Beyond the Rescue: Saving a Life Means Preserving a Story

Marta Soszynska/MSF

Four months since the Dignity I search and rescue ship sailed from Barcelona to Sicily and then into a search and rescue zone 30 miles of the Libyan coast, the Doctors Without Borders/Médecins Sans Frontières (MSF) team onboard have saved more than 5,000 people from dying in the Mediterranean Sea.

Every week, more people set off on the dangerous sea journey from Africa to Europe. All together the three MSF vessels—the Dignity I, the Bourbon Argos and MY Phoenix—have assisted more than 17,000 people. Yet these numbers don’t explain what can push a person to make such a journey. The MSF team on board of Dignity I has been collecting stories and testimonies of those rescued in an attempt to see what lies beyond the numbers. 

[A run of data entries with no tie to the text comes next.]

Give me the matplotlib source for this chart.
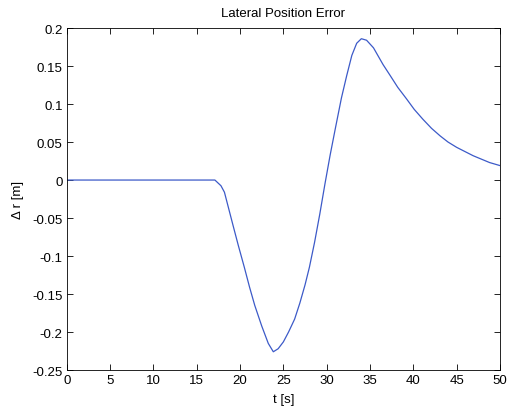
import matplotlib
matplotlib.use("Agg")
import matplotlib.pyplot as plt

# data
t = [0, 5, 10, 15, 17.1, 17.8, 18.2, 18.7, 19.2, 19.8, 20.5, 21.1, 21.7, 22.5, 23.26,
     23.84, 24.4, 25.0, 25.6, 26.3, 26.9, 27.5, 28.0, 28.6, 29.2, 29.8, 30.4, 31.0,
     31.7, 32.3, 32.9, 33.46, 34.0, 34.6, 35.4, 36.5, 37.3, 38.2, 39.2, 40.1, 41.1,
     42.1, 43.1, 44.0, 45.0, 46.9, 48.8, 50.0]
dr = [0, 0, 0, 0, 0, -0.0075, -0.016, -0.038, -0.060, -0.086, -0.115, -0.141, -0.165,
      -0.192, -0.215, -0.226, -0.222, -0.213, -0.200, -0.183, -0.162, -0.138, -0.115,
      -0.082, -0.045, -0.005, 0.033, 0.068, 0.108, 0.137, 0.164, 0.180, 0.186, 0.184,
      0.174, 0.152, 0.138, 0.122, 0.107, 0.093, 0.080, 0.068, 0.058, 0.050, 0.043,
      0.032, 0.023, 0.019]

xticks = list(range(0, 51, 5))
yticks = [0.2, 0.15, 0.1, 0.05, 0, -0.05, -0.1, -0.15, -0.2, -0.25]
ylabels = ["0.2", "0.15", "0.1", "0.05", "0", "-0.05", "-0.1", "-0.15", "-0.2", "-0.25"]

plt.rcParams["font.family"] = ["Liberation Sans", "DejaVu Sans"]
plt.rcParams["font.size"] = 9.5

fig = plt.figure(figsize=(5.08, 4.10), dpi=100)
ax = fig.add_axes([0.1313, 0.0951, 0.853, 0.834])

ax.plot(t, dr, color="#3c5ac8", linewidth=0.9)

ax.set_xlim(0, 50)
ax.set_ylim(-0.25, 0.2)
ax.set_xticks(xticks)
ax.set_xticklabels([str(v) for v in xticks])
ax.set_yticks(yticks)
ax.set_yticklabels(ylabels)
ax.tick_params(direction="in", top=True, right=True, length=4, width=0.6, labelsize=9.5, pad=3)
for s in ax.spines.values():
    s.set_linewidth(0.6)

ax.set_xlabel("t [s]", fontsize=9.5)
ax.xaxis.set_label_coords(0.5, -0.068)
ax.set_ylabel("Δ r [m]", fontsize=9.5)
ax.yaxis.set_label_coords(-0.099, 0.5)
ax.set_title("Lateral Position Error", fontsize=9.5, pad=9)

fig.savefig("out.png", dpi=100)
plt.close()
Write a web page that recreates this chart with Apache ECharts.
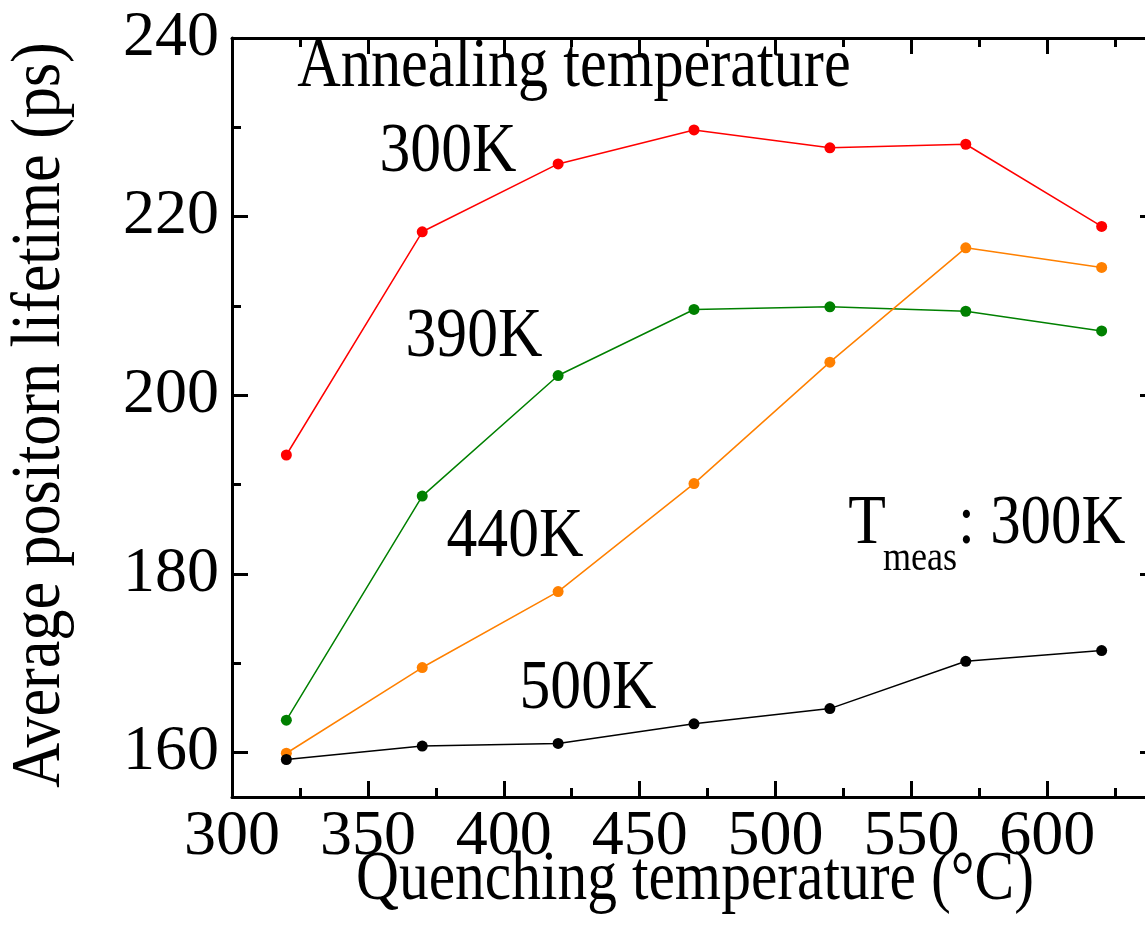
<!DOCTYPE html>
<html>
<head>
<meta charset="utf-8">
<script src="https://cdn.jsdelivr.net/npm/echarts@6/dist/echarts.min.js"></script>
<style>
html,body{margin:0;padding:0;background:#fff;overflow:hidden;width:1145px;height:944px;}
#chart{width:1165px;height:944px;}
</style>
</head>
<body>
<div id="chart"></div>
<script>
// ---- data ----
const quenchTemps = [320, 370, 420, 470, 520, 570, 620];
const anneal300K = [193.3, 218.3, 225.9, 229.7, 227.7, 228.1, 218.9];
const anneal390K = [163.6, 188.7, 202.2, 209.6, 209.9, 209.4, 207.2];
const anneal440K = [159.9, 169.5, 178.0, 190.1, 203.7, 216.5, 214.3];
const anneal500K = [159.2, 160.7, 161.0, 163.2, 164.9, 170.2, 171.4];
const xMajorTicks = [300, 350, 400, 450, 500, 550, 600];
const xMinorTicks = [325, 375, 425, 475, 525, 575, 625];
const yMajorTicks = [160, 180, 200, 220, 240];
const yMinorTicks = [170, 190, 210, 230];
const seriesNames = ['300K', '390K', '440K', '500K'];

const FONT = 'Liberation Serif';
const chart = echarts.init(document.getElementById('chart'));

function pairs(ys){ return quenchTemps.map((x,i)=>[x, ys[i]]); }

const X_MIN = 300, X_MAX = 640, Y_MIN = 155, Y_MAX = 240;
const lineW = 3;

function xAx(pos, ticks, len, labels, line){
  return {
    type:'value', position:pos, min:X_MIN, max:X_MAX,
    axisLine:{show:line, onZero:false, lineStyle:{color:'#000', width:lineW}},
    axisTick:{show:true, inside:true, length:len, customValues:ticks, lineStyle:{color:'#000', width:lineW}},
    axisLabel:{show:labels, customValues:ticks, color:'#000', fontFamily:FONT, fontSize:64, margin:8},
    splitLine:{show:false}
  };
}
function yAx(pos, ticks, len, labels, line){
  return {
    type:'value', position:pos, min:Y_MIN, max:Y_MAX,
    axisLine:{show:line, onZero:false, lineStyle:{color:'#000', width:lineW}},
    axisTick:{show:true, inside:true, length:len, customValues:ticks, lineStyle:{color:'#000', width:lineW}},
    axisLabel:{show:labels, customValues:ticks, color:'#000', fontFamily:FONT, fontSize:64, margin:13},
    splitLine:{show:false}
  };
}

function txt(text, x, y, size, sx, align, rot){
  return {
    type:'text', x:x, y:y, rotation:rot||0, scaleX:sx, silent:true,
    style:{text:text, x:0, y:0, fill:'#000', fontFamily:FONT, fontSize:size,
      align:align||'center', verticalAlign:'middle'}
  };
}

const colors = ['#ff0000', '#008000', '#ff8000', '#000000'];
const datas = [anneal300K, anneal390K, anneal440K, anneal500K];

chart.setOption({
  animation:false,
  backgroundColor:'#fff',
  grid:{left:232, top:38, width:924, height:759, containLabel:false},
  xAxis:[
    xAx('bottom', xMajorTicks, 16, true, true),
    xAx('bottom', xMinorTicks, 9, false, false),
    xAx('top', xMajorTicks, 16, false, true),
    xAx('top', xMinorTicks, 9, false, false)
  ],
  yAxis:[
    yAx('left', yMajorTicks, 16, true, true),
    yAx('left', yMinorTicks, 9, false, false),
    yAx('right', yMajorTicks, 16, false, true),
    yAx('right', yMinorTicks, 9, false, false)
  ],
  series: datas.map((d,i)=>({
    name:seriesNames[i], type:'line', data:pairs(d),
    xAxisIndex:0, yAxisIndex:0,
    symbol:'circle', symbolSize:11,
    lineStyle:{color:colors[i], width:1.5},
    itemStyle:{color:colors[i]},
    z:2+i
  })),
  graphic:[
    txt('Average positorn lifetime (ps)', 41, 415, 69, 0.9, 'center', Math.PI/2),
    txt('Quenching temperature (°C)', 695, 881, 70, 0.85, 'center'),
    txt('Annealing temperature', 574, 68, 70, 0.86, 'center'),
    txt('300K', 448, 153, 70, 0.88, 'center'),
    txt('390K', 474, 338, 70, 0.88, 'center'),
    txt('440K', 515, 538, 70, 0.88, 'center'),
    txt('500K', 588, 690, 70, 0.88, 'center'),
    txt('T', 867, 525, 70, 0.88, 'center'),
    txt('meas', 920, 559, 42, 0.86, 'center'),
    txt(': 300K', 958, 525, 70, 0.87, 'left')
  ]
});
</script>
</body>
</html>
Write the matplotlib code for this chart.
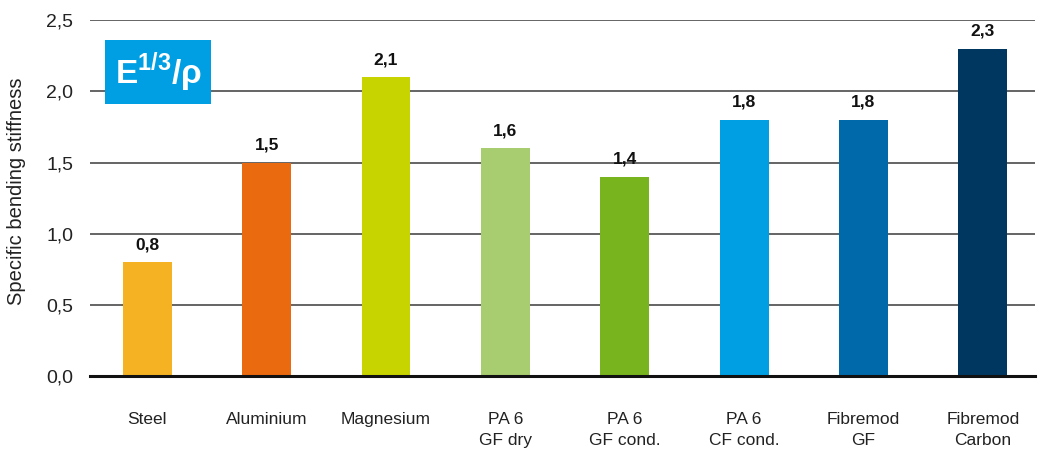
import matplotlib.pyplot as plt
import numpy as np

materials = ["Steel", "Aluminium", "Magnesium", "PA 6\nGF dry", "PA 6\nGF cond.",
             "PA 6\nCF cond.", "Fibremod\nGF", "Fibremod\nCarbon"]
stiffness = [0.8, 1.5, 2.1, 1.6, 1.4, 1.8, 1.8, 2.3]
colors = ["#F5B324", "#EA6A10", "#C8D400", "#A8CC70", "#78B41E",
          "#009FE3", "#0069AA", "#003761"]
yticks = [0.0, 0.5, 1.0, 1.5, 2.0, 2.5]

plt.rcParams['font.family'] = ['Liberation Sans', 'DejaVu Sans']
plt.rcParams['mathtext.fontset'] = 'custom'
plt.rcParams['mathtext.rm'] = 'Liberation Sans'
plt.rcParams['mathtext.bf'] = 'Liberation Sans:bold'

fig = plt.figure(figsize=(10.41, 4.57), dpi=100)
ax = fig.add_axes([0.0865, 0.177, 0.908, 0.779])

x = np.arange(len(materials))
ax.set_axisbelow(True)
ax.bar(x, stiffness, width=0.41, color=colors, zorder=2)

for xi, v in zip(x, stiffness):
    ax.text(xi, v + 0.07, f"{v:.1f}".replace(".", ","), ha="center", va="bottom",
            fontsize=12.5, fontweight="bold", color="#111111")

ax.set_xlim(-0.48, 7.44)
ax.set_ylim(0, 2.5)
ax.set_yticks(yticks)
ax.set_yticklabels([f"{t:.1f}".replace(".", ",") for t in yticks], fontsize=14, color="#222222")
ax.yaxis.grid(True, color="#4a4a4a", linewidth=1.2)
ax.tick_params(axis="y", length=0, pad=12)
ax.set_xticks(x)
ax.set_xticklabels(materials, fontsize=12.5, color="#222222", linespacing=1.45)
ax.tick_params(axis="x", length=0, pad=26)
for s in ["top", "right", "left"]:
    ax.spines[s].set_visible(False)
ax.spines["bottom"].set_linewidth(2.2)
ax.spines["bottom"].set_color("#111111")

ax.set_ylabel("Specific bending stiffness", fontsize=14.5, color="#222222")
ax.yaxis.set_label_coords(-0.068, 0.52)

ax.text(0.09, 2.135, r"E$^{\mathbf{1/3}}$/ρ", fontsize=24, fontweight="bold", color="white",
        ha="center", va="center", zorder=5,
        bbox=dict(boxstyle="square,pad=0.3", facecolor="#009FE3", edgecolor="none"))

fig.savefig("out.png", dpi=100)
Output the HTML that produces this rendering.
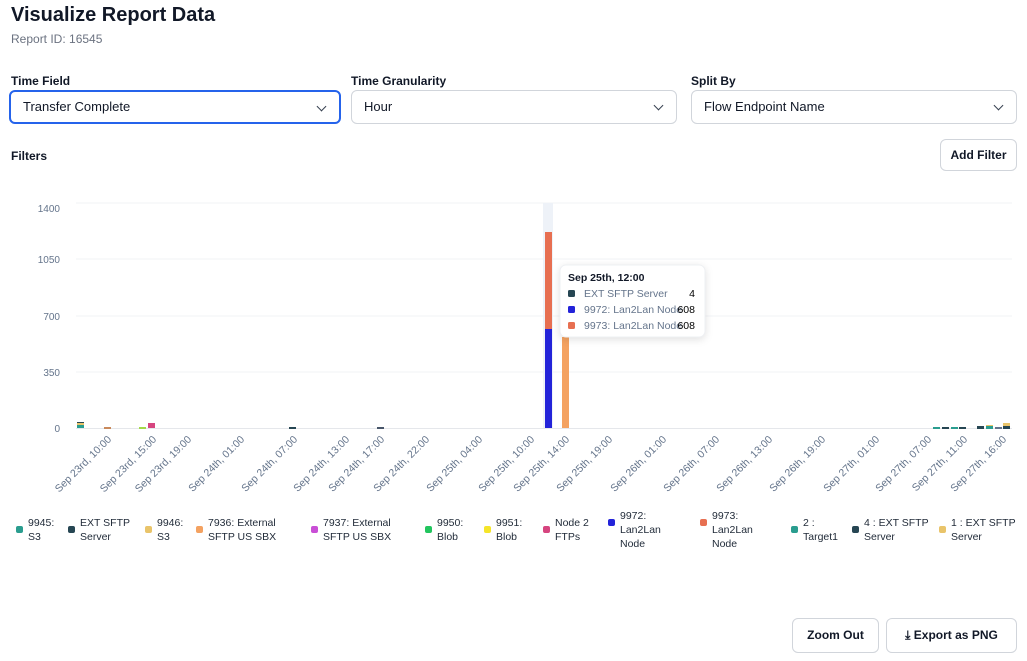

This is what Laura Pasquero, an MSF humanitarian officer who has interviewed more than 100 people so far, says: "Through the people we talk to, we rescue the stories of their friends and family members who often don’t make it, for they die in the desert, or at sea, or in one of Libya’s prisons. When we talk to people about the boat trip on the sea to Europe, two things come out constantly from all the stories: that the boat trip was their only option to save their life, and that on the boat they were almost sure they were going to die. It looks like a contradiction. But it’s their reality."